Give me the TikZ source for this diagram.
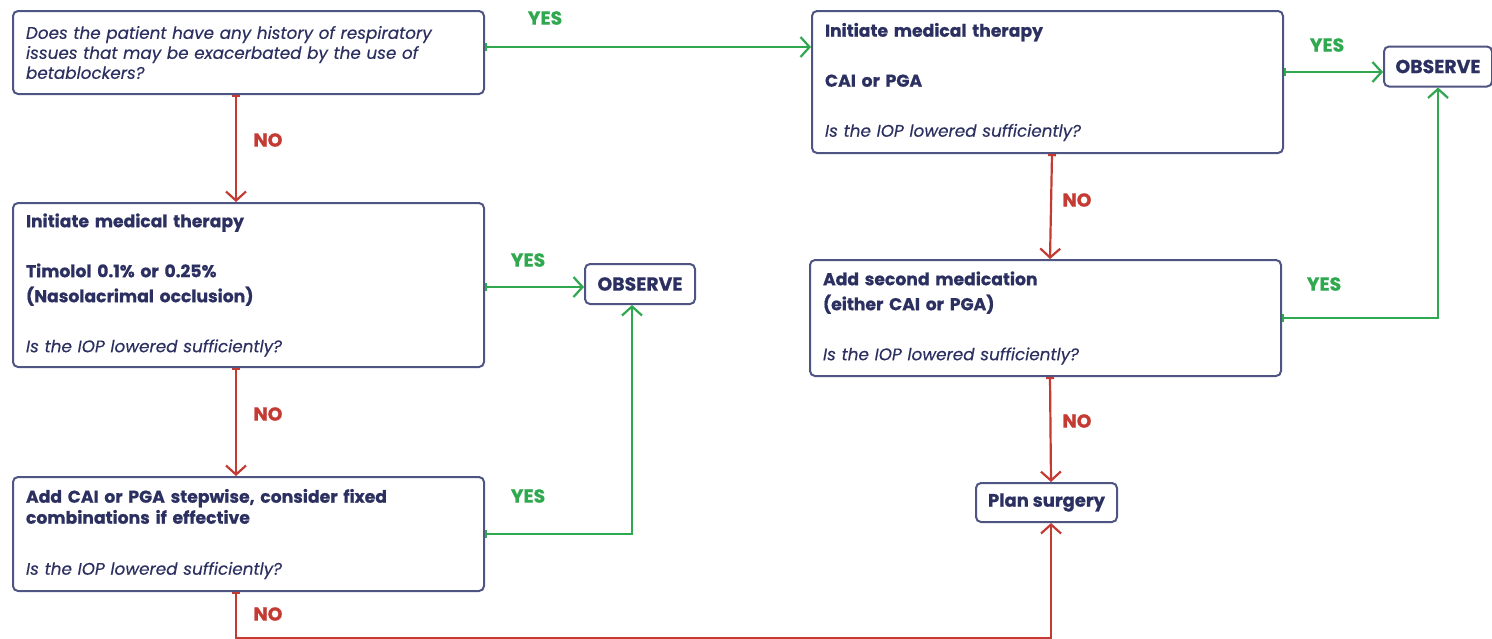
\documentclass[tikz,border=0pt]{standalone}
\usepackage{fontspec}
\setmainfont{Poppins}[BoldFeatures={FakeBold=0.7}, ItalicFeatures={FakeBold=0.3}]
\usetikzlibrary{arrows.meta}

\definecolor{boxline}{HTML}{4E5582}
\definecolor{ink}{HTML}{2B3060}
\definecolor{yescol}{HTML}{2FA84F}
\definecolor{nocol}{HTML}{C43B33}

\tikzset{
  flowbox/.style={draw=boxline, line width=1pt, rounded corners=2.5pt, text=ink,
    align=left, anchor=north west, text width=222.5pt, inner xsep=6.5pt, inner ysep=2pt,
    font=\fontsize{8.6pt}{12.5pt}\selectfont},
  endbox/.style={draw=boxline, line width=1pt, rounded corners=2.5pt, text=ink,
    inner sep=0pt, minimum height=20pt, font=\fontsize{9.4pt}{10pt}\selectfont\bfseries},
  yesarrow/.style={draw=yescol, line width=1.1pt,
    arrows={Bar[width=4pt]-Straight Barb[length=4.5pt,width=10pt]}},
  noarrow/.style={draw=nocol, line width=1.1pt,
    arrows={Bar[width=4pt]-Straight Barb[length=4.5pt,width=10pt]}},
  yeslbl/.style={text=yescol, font=\fontsize{9.4pt}{10pt}\selectfont\bfseries},
  nolbl/.style={text=nocol, font=\fontsize{9.4pt}{10pt}\selectfont\bfseries}
}

\begin{document}
\begin{tikzpicture}[x=0.5pt, y=-0.5pt]

  \useasboundingbox (0,0) rectangle (1492,638);

  % Left column
  \node[flowbox, minimum height=41.5pt, font=\fontsize{8.4pt}{10pt}\selectfont\itshape]
    (question) at (12,10)
    {Does the patient have any history of respiratory\\
     issues that may be exacerbated by the use of\\
     betablockers?};

  \node[flowbox, minimum height=82pt] (timolol) at (12,202)
    {\textbf{Initiate medical therapy}\\[12.5pt]
     \textbf{Timolol 0.1\% or 0.25\%}\\
     \textbf{(Nasolacrimal occlusion)}\\[12.5pt]
     {\fontsize{8.4pt}{10pt}\selectfont\itshape Is the IOP lowered sufficiently?}};

  \node[flowbox, minimum height=57pt] (stepwise) at (12,476)
    {\textbf{Add CAI or PGA stepwise, consider fixed}\\[-2pt]
     \textbf{combinations if effective}\\[13pt]
     {\fontsize{8.4pt}{10pt}\selectfont\itshape Is the IOP lowered sufficiently?}};

  \node[endbox, minimum width=55pt] (observeL) at (640,284) {OBSERVE};

  % Right column
  \node[flowbox, minimum height=71pt] (caipga) at (811,10)
    {\textbf{Initiate medical therapy}\\[12.5pt]
     \textbf{CAI or PGA}\\[12.5pt]
     {\fontsize{8.4pt}{10pt}\selectfont\itshape Is the IOP lowered sufficiently?}};

  \node[flowbox, minimum height=58pt] (second) at (809,259)
    {\textbf{Add second medication}\\
     \textbf{(either CAI or PGA)}\\[12.5pt]
     {\fontsize{8.4pt}{10pt}\selectfont\itshape Is the IOP lowered sufficiently?}};

  \node[endbox, minimum width=54pt] (observeR) at (1438,66.5) {OBSERVE};
  \node[endbox, minimum width=70.5pt, minimum height=19.5pt,
    font=\fontsize{9pt}{10pt}\selectfont\bfseries] (surgery) at (1046.5,502.5) {Plan surgery};

  % Connectors
  \draw[yesarrow] ([yshift=2.75pt]question.east) coordinate (q1out) -- (q1out -| caipga.west);
  \draw[noarrow] ([xshift=-6.25pt]question.south) -- ([xshift=-6.25pt]timolol.north);
  \draw[yesarrow] ([yshift=-1pt]timolol.east) coordinate (t1out) -- (t1out -| observeL.west);
  \draw[noarrow] ([xshift=-6.25pt]timolol.south) -- ([xshift=-6.25pt]stepwise.north);
  \draw[yesarrow] (stepwise.east) -| ([xshift=-4pt]observeL.south);
  \draw[noarrow] ([xshift=-6.25pt]stepwise.south) -- ++(0,46) -| ([xshift=2.25pt]surgery.south);

  \draw[yesarrow] ([yshift=5pt]caipga.east) coordinate (c1out) -- (c1out -| observeR.west);
  \draw[noarrow] ([xshift=2.25pt]caipga.south) -- ([xshift=2.25pt]second.north);
  \draw[yesarrow] (second.east) -| (observeR.south);
  \draw[noarrow] ([xshift=2.25pt]second.south) -- ([xshift=2.25pt]surgery.north);

  % Labels
  \node[yeslbl] (yes1) at (545,18) {YES};
  \node[nolbl]  (no1)  at (268,140) {NO};
  \node[yeslbl] (yes2) at (528,260) {YES};
  \node[nolbl]  (no2)  at (268,414) {NO};
  \node[yeslbl] (yes3) at (528,496) {YES};
  \node[nolbl]  (no3)  at (268,614) {NO};
  \node[yeslbl] (yes4) at (1327,45) {YES};
  \node[nolbl]  (no4)  at (1077,200) {NO};
  \node[yeslbl] (yes5) at (1324,284) {YES};
  \node[nolbl]  (no5)  at (1077,421) {NO};

\end{tikzpicture}
\end{document}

....

Instructions to follow -
Quote the data exactly, leaving every image out of the copy.

Task output -
Give me the TikZ source for this diagram.
\documentclass[tikz,border=0pt]{standalone}
\usepackage{fontspec}
\setmainfont{Poppins}[BoldFeatures={FakeBold=0.7}, ItalicFeatures={FakeBold=0.3}]
\usetikzlibrary{arrows.meta}

\definecolor{boxline}{HTML}{4E5582}
\definecolor{ink}{HTML}{2B3060}
\definecolor{yescol}{HTML}{2FA84F}
\definecolor{nocol}{HTML}{C43B33}

\tikzset{
  flowbox/.style={draw=boxline, line width=1pt, rounded corners=2.5pt, text=ink,
    align=left, anchor=north west, text width=222.5pt, inner xsep=6.5pt, inner ysep=2pt,
    font=\fontsize{8.6pt}{12.5pt}\selectfont},
  endbox/.style={draw=boxline, line width=1pt, rounded corners=2.5pt, text=ink,
    inner sep=0pt, minimum height=20pt, font=\fontsize{9.4pt}{10pt}\selectfont\bfseries},
  yesarrow/.style={draw=yescol, line width=1.1pt,
    arrows={Bar[width=4pt]-Straight Barb[length=4.5pt,width=10pt]}},
  noarrow/.style={draw=nocol, line width=1.1pt,
    arrows={Bar[width=4pt]-Straight Barb[length=4.5pt,width=10pt]}},
  yeslbl/.style={text=yescol, font=\fontsize{9.4pt}{10pt}\selectfont\bfseries},
  nolbl/.style={text=nocol, font=\fontsize{9.4pt}{10pt}\selectfont\bfseries}
}

\begin{document}
\begin{tikzpicture}[x=0.5pt, y=-0.5pt]

  \useasboundingbox (0,0) rectangle (1492,638);

  % Left column
  \node[flowbox, minimum height=41.5pt, font=\fontsize{8.4pt}{10pt}\selectfont\itshape]
    (question) at (12,10)
    {Does the patient have any history of respiratory\\
     issues that may be exacerbated by the use of\\
     betablockers?};

  \node[flowbox, minimum height=82pt] (timolol) at (12,202)
    {\textbf{Initiate medical therapy}\\[12.5pt]
     \textbf{Timolol 0.1\% or 0.25\%}\\
     \textbf{(Nasolacrimal occlusion)}\\[12.5pt]
     {\fontsize{8.4pt}{10pt}\selectfont\itshape Is the IOP lowered sufficiently?}};

  \node[flowbox, minimum height=57pt] (stepwise) at (12,476)
    {\textbf{Add CAI or PGA stepwise, consider fixed}\\[-2pt]
     \textbf{combinations if effective}\\[13pt]
     {\fontsize{8.4pt}{10pt}\selectfont\itshape Is the IOP lowered sufficiently?}};

  \node[endbox, minimum width=55pt] (observeL) at (640,284) {OBSERVE};

  % Right column
  \node[flowbox, minimum height=71pt] (caipga) at (811,10)
    {\textbf{Initiate medical therapy}\\[12.5pt]
     \textbf{CAI or PGA}\\[12.5pt]
     {\fontsize{8.4pt}{10pt}\selectfont\itshape Is the IOP lowered sufficiently?}};

  \node[flowbox, minimum height=58pt] (second) at (809,259)
    {\textbf{Add second medication}\\
     \textbf{(either CAI or PGA)}\\[12.5pt]
     {\fontsize{8.4pt}{10pt}\selectfont\itshape Is the IOP lowered sufficiently?}};

  \node[endbox, minimum width=54pt] (observeR) at (1438,66.5) {OBSERVE};
  \node[endbox, minimum width=70.5pt, minimum height=19.5pt,
    font=\fontsize{9pt}{10pt}\selectfont\bfseries] (surgery) at (1046.5,502.5) {Plan surgery};

  % Connectors
  \draw[yesarrow] ([yshift=2.75pt]question.east) coordinate (q1out) -- (q1out -| caipga.west);
  \draw[noarrow] ([xshift=-6.25pt]question.south) -- ([xshift=-6.25pt]timolol.north);
  \draw[yesarrow] ([yshift=-1pt]timolol.east) coordinate (t1out) -- (t1out -| observeL.west);
  \draw[noarrow] ([xshift=-6.25pt]timolol.south) -- ([xshift=-6.25pt]stepwise.north);
  \draw[yesarrow] (stepwise.east) -| ([xshift=-4pt]observeL.south);
  \draw[noarrow] ([xshift=-6.25pt]stepwise.south) -- ++(0,46) -| ([xshift=2.25pt]surgery.south);

  \draw[yesarrow] ([yshift=5pt]caipga.east) coordinate (c1out) -- (c1out -| observeR.west);
  \draw[noarrow] ([xshift=2.25pt]caipga.south) -- ([xshift=2.25pt]second.north);
  \draw[yesarrow] (second.east) -| (observeR.south);
  \draw[noarrow] ([xshift=2.25pt]second.south) -- ([xshift=2.25pt]surgery.north);

  % Labels
  \node[yeslbl] (yes1) at (545,18) {YES};
  \node[nolbl]  (no1)  at (268,140) {NO};
  \node[yeslbl] (yes2) at (528,260) {YES};
  \node[nolbl]  (no2)  at (268,414) {NO};
  \node[yeslbl] (yes3) at (528,496) {YES};
  \node[nolbl]  (no3)  at (268,614) {NO};
  \node[yeslbl] (yes4) at (1327,45) {YES};
  \node[nolbl]  (no4)  at (1077,200) {NO};
  \node[yeslbl] (yes5) at (1324,284) {YES};
  \node[nolbl]  (no5)  at (1077,421) {NO};

\end{tikzpicture}
\end{document}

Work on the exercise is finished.